» **EXERCISE DESCRIPTION**
Retype only what runs from the beginning of the data through the line with "plt.rcParams['lines.scale_dashes'] = False"; please omit the pictures and keep every line exact.

====

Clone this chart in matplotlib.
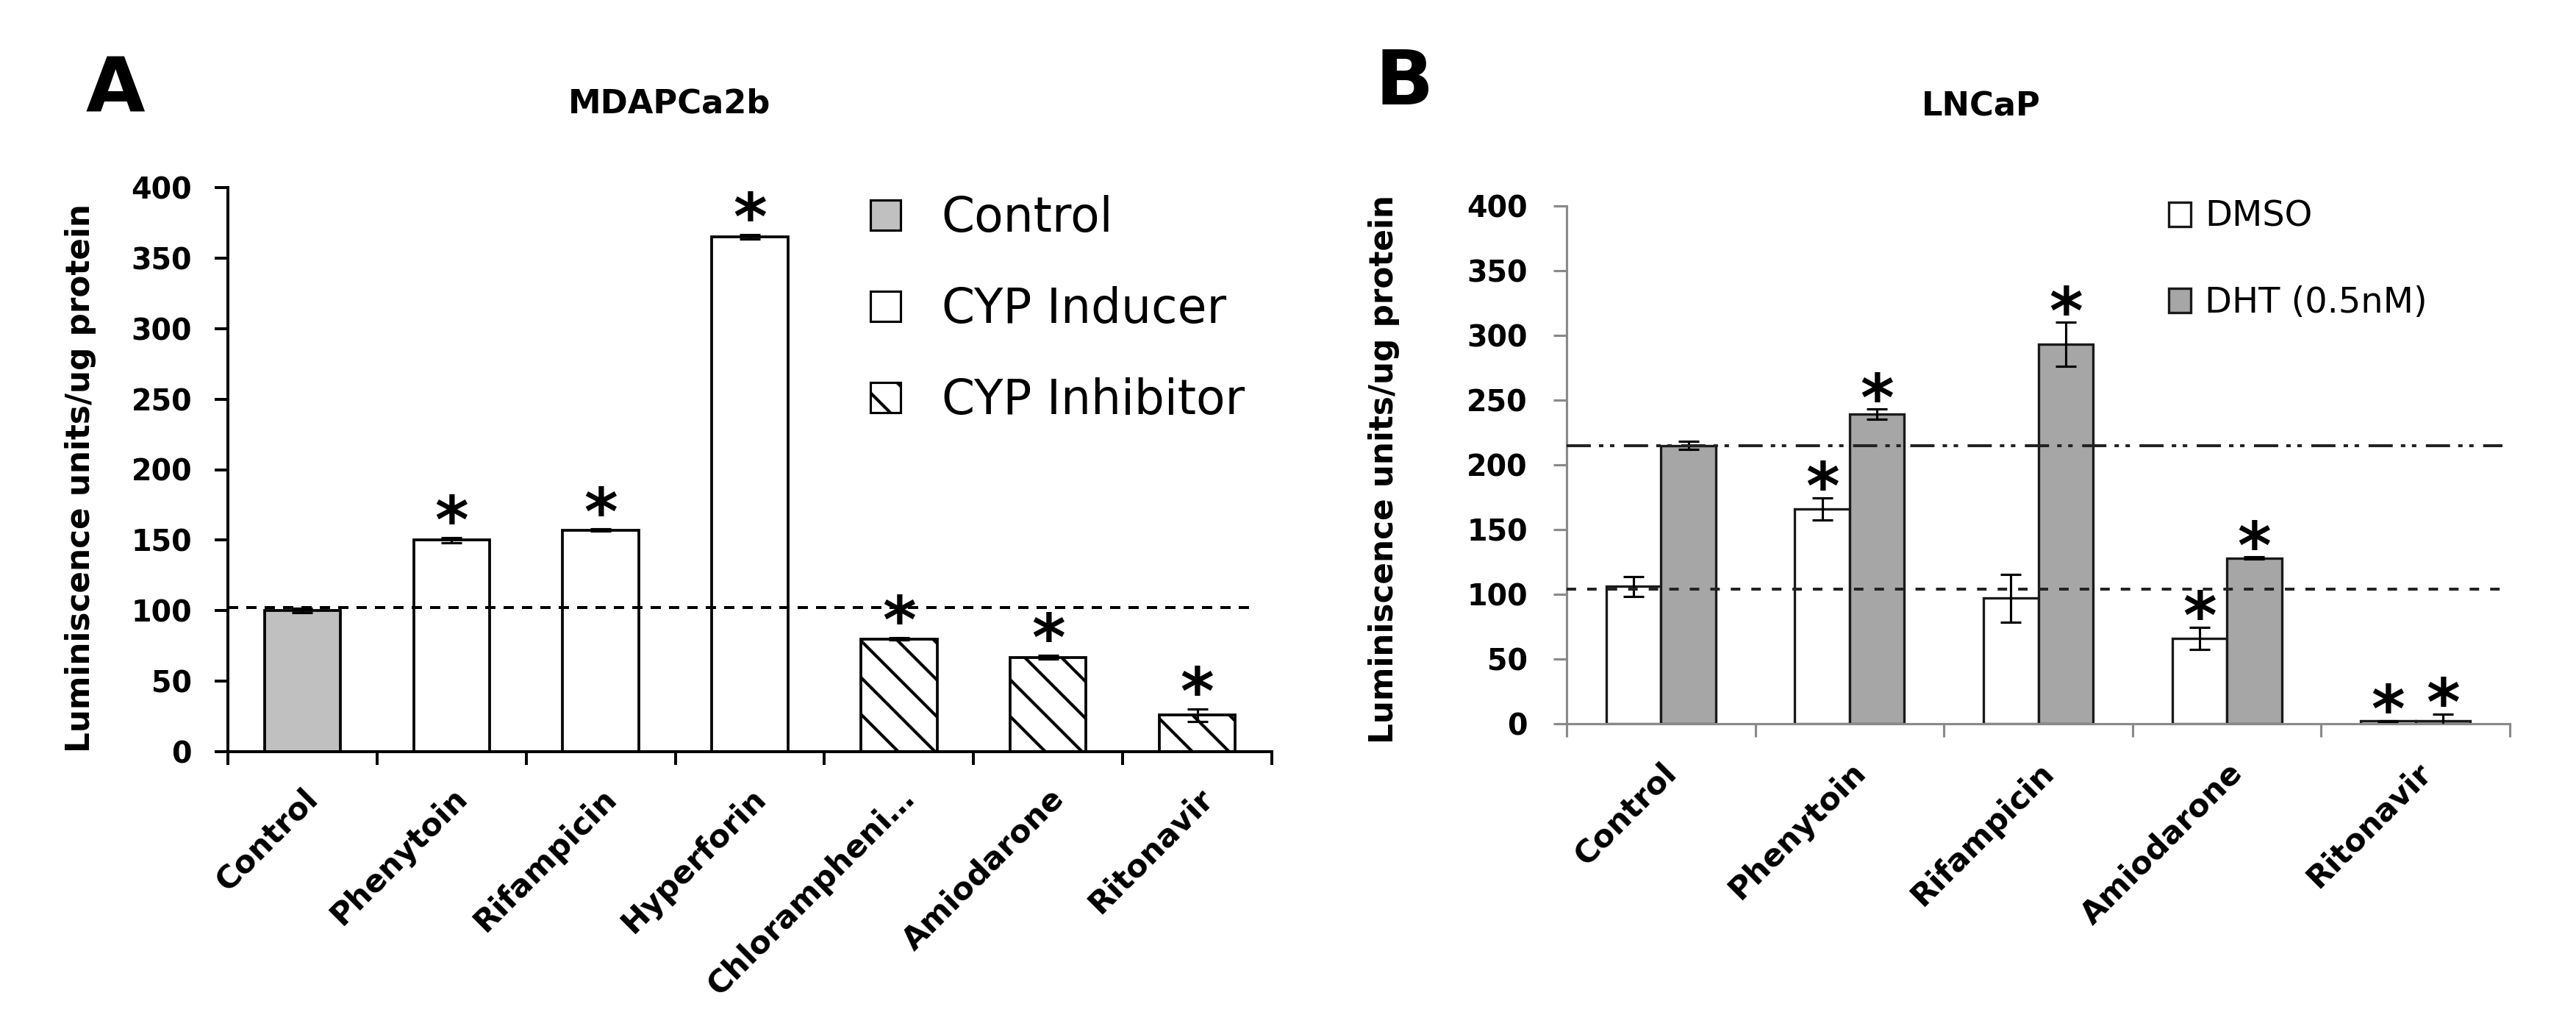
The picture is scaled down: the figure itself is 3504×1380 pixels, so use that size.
import matplotlib
matplotlib.use('Agg')
import matplotlib.pyplot as plt
from matplotlib.patches import Patch
from matplotlib.transforms import ScaledTranslation
import numpy as np

plt.rcParams['font.family'] = ['DejaVu Sans']
plt.rcParams['hatch.linewidth'] = 2.0
plt.rcParams['lines.scale_dashes'] = False

# ---- panel A : MDAPCa2b ----
drugs_a = ['Control', 'Phenytoin', 'Rifampicin', 'Hyperforin',
           'Chlorampheni…', 'Amiodarone', 'Ritonavir']
groups_a = ['Control', 'CYP Inducer', 'CYP Inducer', 'CYP Inducer',
            'CYP Inhibitor', 'CYP Inhibitor', 'CYP Inhibitor']
lum_a = [100, 150, 157, 365, 80, 67, 26]
err_a = [1.5, 2, 0.8, 1.5, 0.8, 1.5, 4.5]
star_a = [False, True, True, True, True, True, True]
ref_a = 102

# ---- panel B : LNCaP ----
drugs_b = ['Control', 'Phenytoin', 'Rifampicin', 'Amiodarone', 'Ritonavir']
dmso_b = [106, 166, 97, 66, 2]
dmso_err = [7.5, 8.5, 18.5, 8.5, 0.5]
dht_b = [215, 239, 293, 128, 2.5]
dht_err = [3, 4, 17, 1, 5]
star_dmso = [False, True, False, True, True]
star_dht = [False, True, True, True, True]
ref_dmso = 104
ref_dht = 215

fills = {'Control': '#c0c0c0', 'CYP Inducer': 'white', 'CYP Inhibitor': 'white'}
hatches = {'Control': '', 'CYP Inducer': '', 'CYP Inhibitor': '\\'}

W, H, DPI = 3504, 1380, 150
fig = plt.figure(figsize=(W / DPI, H / DPI), dpi=DPI)


def px(x, y):
    return x / W, 1 - y / H


def style_axis(ax, n, color, lw, pad):
    for s in ['top', 'right']:
        ax.spines[s].set_visible(False)
    for s in ['left', 'bottom']:
        ax.spines[s].set_color(color)
        ax.spines[s].set_linewidth(lw)
    ax.set_xlim(-0.5, n - 0.5)
    ax.set_ylim(0, 400)
    ax.set_xticks(np.arange(-0.5, n, 1.0))
    ax.set_xticklabels([])
    ax.set_yticks(range(0, 401, 50))
    ax.tick_params(axis='x', direction='out', length=8.5, width=lw, color=color)
    ax.tick_params(axis='y', direction='out', length=8.5, width=lw, color=color,
                   labelsize=19, pad=pad)
    for lbl in ax.get_yticklabels():
        lbl.set_fontweight('bold')


def xlabels(ax, names, dx, dy):
    off = ScaledTranslation(dx / DPI, -dy / DPI, fig.dpi_scale_trans)
    for i, name in enumerate(names):
        ax.text(i, 0, name, transform=ax.get_xaxis_transform() + off,
                rotation=45, rotation_mode='anchor', ha='right', va='top',
                fontsize=20.5, fontweight='bold')


def stars(ax, xs, tops, flags, dy):
    for x, t, f in zip(xs, tops, flags):
        if f:
            ax.annotate('*', (x, t), xytext=(0, dy), textcoords='offset points',
                        ha='center', va='baseline', fontsize=42,
                        fontweight='bold', zorder=5)


# ---------------- A ----------------
axA = fig.add_axes([310 / W, 1 - 1022 / H, 1420 / W, 767 / H])
xa = np.arange(len(drugs_a))
axA.bar(xa, lum_a, width=0.51, color=[fills[g] for g in groups_a],
        hatch=[hatches[g] for g in groups_a], edgecolor='black', linewidth=1.8,
        zorder=2)
axA.errorbar(xa, lum_a, yerr=err_a, fmt='none', ecolor='black', elinewidth=1.5,
             capsize=6.5, capthick=1.5, zorder=3)
axA.hlines(ref_a, -0.5, 6.38, colors='black', linewidth=1.9,
           linestyles=(0, (6.7, 5.3)), zorder=4)
style_axis(axA, len(drugs_a), 'black', 1.9, 15)
xlabels(axA, drugs_a, 0, 42)
stars(axA, xa, [m + e for m, e in zip(lum_a, err_a)], star_a, -3)

handles_a = [Patch(facecolor=fills[g], edgecolor='black', linewidth=1.5,
                   hatch=hatches[g], label=g)
             for g in ['Control', 'CYP Inducer', 'CYP Inhibitor']]
fig.legend(handles=handles_a, loc='upper left', bbox_to_anchor=px(1184, 265),
           frameon=False, fontsize=31, handlelength=0.63, handleheight=0.59,
           handletextpad=0.87, labelspacing=0.93, borderpad=0, borderaxespad=0)

fig.text(*px(157, 153), 'A', fontsize=50, fontweight='bold', ha='center',
         va='baseline')
fig.text(*px(911, 153), 'MDAPCa2b', fontsize=21.5, fontweight='bold',
         ha='center', va='baseline')
fig.text(*px(110, 650), 'Luminiscence units/ug protein', fontsize=21,
         fontweight='bold', rotation=90, ha='center', va='center')

# ---------------- B ----------------
axB = fig.add_axes([2131 / W, 1 - 984 / H, 1283 / W, 704 / H])
xb = np.arange(len(drugs_b))
bw = 0.29
axB.bar(xb - bw / 2, dmso_b, width=bw, color='white', edgecolor='#1a1a1a',
        linewidth=1.6, zorder=2, label='DMSO')
axB.bar(xb + bw / 2, dht_b, width=bw, color='#a6a6a6', edgecolor='#1a1a1a',
        linewidth=1.6, zorder=2, label='DHT (0.5nM)')
axB.errorbar(xb - bw / 2, dmso_b, yerr=dmso_err, fmt='none', ecolor='black',
             elinewidth=1.5, capsize=6.5, capthick=1.5, zorder=3)
axB.errorbar(xb + bw / 2, dht_b, yerr=dht_err, fmt='none', ecolor='black',
             elinewidth=1.5, capsize=6.5, capthick=1.5, zorder=3)
axB.hlines(ref_dmso, -0.5, 4.5, colors='#222222', linewidth=1.9,
           linestyles=(0, (6.2, 7.2)), zorder=4, clip_on=False)
axB.hlines(ref_dht, -0.5, 4.46, colors='#222222', linewidth=1.9,
           linestyles=(0, (15.8, 5.3, 2.9, 4.3, 2.9, 6.2)), zorder=4)
style_axis(axB, len(drugs_b), '#8a8a8a', 1.5, 17)
xlabels(axB, drugs_b, 0, 45)
stars(axB, xb - bw / 2, [m + e for m, e in zip(dmso_b, dmso_err)], star_dmso, -7)
stars(axB, xb + bw / 2, [m + e for m, e in zip(dht_b, dht_err)], star_dht, -7)

fig.legend(handles=axB.get_legend_handles_labels()[0], loc='upper left',
           bbox_to_anchor=px(2950, 271), frameon=False, fontsize=23,
           handlelength=0.62, handleheight=0.69, handletextpad=0.4,
           labelspacing=1.47, borderpad=0, borderaxespad=0)

fig.text(*px(1910, 142), 'B', fontsize=50, fontweight='bold', ha='center',
         va='baseline')
fig.text(*px(2695, 158), 'LNCaP', fontsize=21.5, fontweight='bold',
         ha='center', va='baseline')
fig.text(*px(1882, 638), 'Luminiscence units/ug protein', fontsize=21,
         fontweight='bold', rotation=90, ha='center', va='center')

fig.savefig('out.png', dpi=DPI)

====

» **OUTPUT FOR THIS EXERCISE**
Clone this chart in matplotlib.
The picture is scaled down: the figure itself is 3504×1380 pixels, so use that size.
import matplotlib
matplotlib.use('Agg')
import matplotlib.pyplot as plt
from matplotlib.patches import Patch
from matplotlib.transforms import ScaledTranslation
import numpy as np

plt.rcParams['font.family'] = ['DejaVu Sans']
plt.rcParams['hatch.linewidth'] = 2.0
plt.rcParams['lines.scale_dashes'] = False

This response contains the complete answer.